All of you want to be sensual, I know. Mm-hmm. Okay. So now, let's negate the stick and the background. Let's try that. Okay. Because both and is interdependence. Maybe even interdependence can be negated. Because even these four processes of is, is not, both and, and neither, nor. are dependent on each other. They only exist in relationship to each other. So let's take the whole thing away.

[33:30]

This is the emptiness of emptiness. And what do you find? I mean, the word for it is something like aporia or aporetic. Not operatic, but aporetic. It's not important. It means indeterminacy. Or it means what can't be passed through.

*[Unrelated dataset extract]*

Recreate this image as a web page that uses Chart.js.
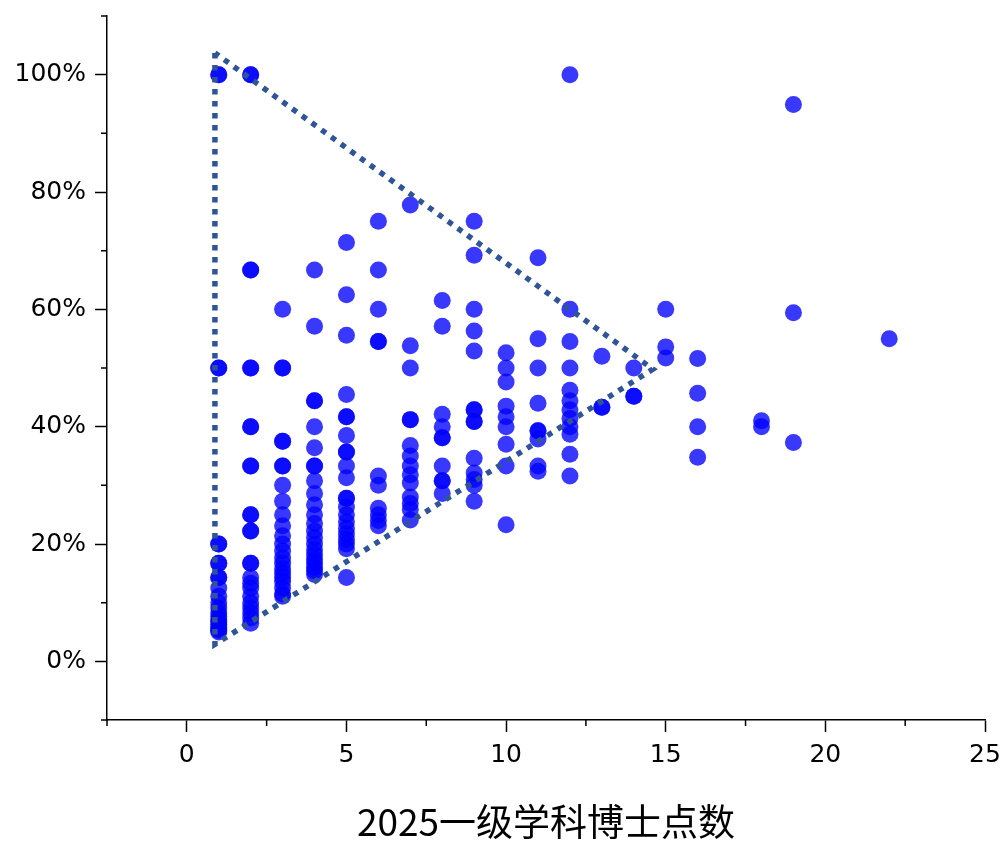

Or what you can't fully understand. It's when you reach the limits of understanding. And the limits of understanding are something like mystery or indeterminacy.

[34:30]

So there's no single meaning and there's no many meanings. It's not graspable. And in this indeterminacy there's freedom. It's an experience of freedom from all points of view. Now when appearance appears appearance through this practice Appearance includes what doesn't appear. When appearance beyond our mental, physical, perceptual grasp

[35:38]

And yet through Nagarjuna's tool, you have come to a clarity of feeling and experience. Because if you begin to feel the difference, as I said yesterday and other days, between it appears or negating appearance, the appearance of a background, the shift from background into both and, interdependence. Through these four little musical notes, you hear the tune of everything.

[36:48]

Yeah. You feel interdependence, you don't just think interdependence. And Nagarjuna's tool gives you access, instrument gives you access to this. And you've developed, through this process, you've developed a clarity of feeling and perception, cognition. So appearance and the negation of appearance and appearance and the background are now felt with a kind of clarity. So now indeterminacy is felt with clarity.

[37:56]

The mystery, the limits of the margins of knowing are felt with clarity. Yeah. So Appearance now is felt as including what doesn't appear with clarity. Zong's head is white, Hai's head is black. Yeah, this is the teaching of Nagarjuna. Okay. Okay. God bless you.